Reviewing my comments above, the Reference turns my CIEMs into full-sized headphone killers. The CIEMs just seem to reach another level of performance with the Playmate. The only word of caution is that the Playmate is overpowered for some CIEMs not allowing low level listening. The flipside to that is that harder to drive CIEMs do not seem to reach peak performance without the power that the Reference has to offer. If you are more of a headphone listener than CIEMs, the Reference has 7.5w to drive even the hardest to drive headphones to top tier or exotic performance. For my CIEM use case, the Playmate works well, but the Reference takes them even further. For my full-sized headphones, upgrading to the Reference is a no-brainer. This a very convenient way to listen to music compared to my H2 > ZDs option that requires turning on both and waiting for the ZDs to warm up. With the Reference, my H2 > ZDs setup is just collecting dust.
My source setup
Conductor 3 Reference
Comparing the Burson units – top: Playmate, middle: C3 Performance, bottom: C3 Reference
Comparing from front
Comparing from top
Those that want to bring emotion back to their music, look no further, the Reference offers emotional audiophile performance that feels like the love child of an exotic tube and solid-state amp. While the Playmate will do the same for less money, the difference in performance is quite noticeable. If you are a CIEM lover like me, you have to at least audition the Playmate to drive them to their fullest, but the Reference is truly at another level.
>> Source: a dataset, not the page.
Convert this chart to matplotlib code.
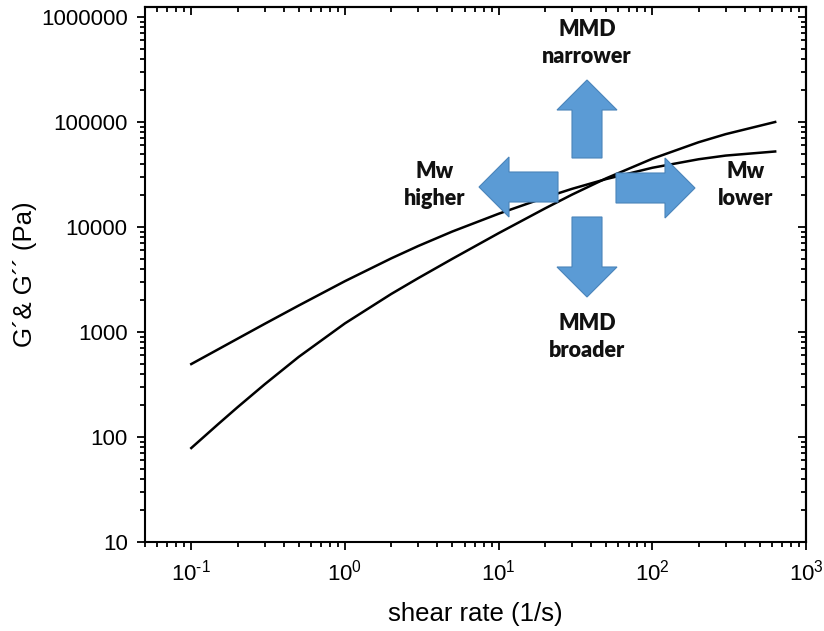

If you are a headphone lover as well, the Reference goes another couple levels and becomes a must have. Now owning a number of their product, Burson’s combination of sound quality and quality power have become the cornerstone of my listening experience. The Reference is now my “reference” platform to judge headphone/CIEM performance for my reviews going forward. But more importantly, the Reference is FUN, so I can continue enjoying the music rather than just listening critically to the parts.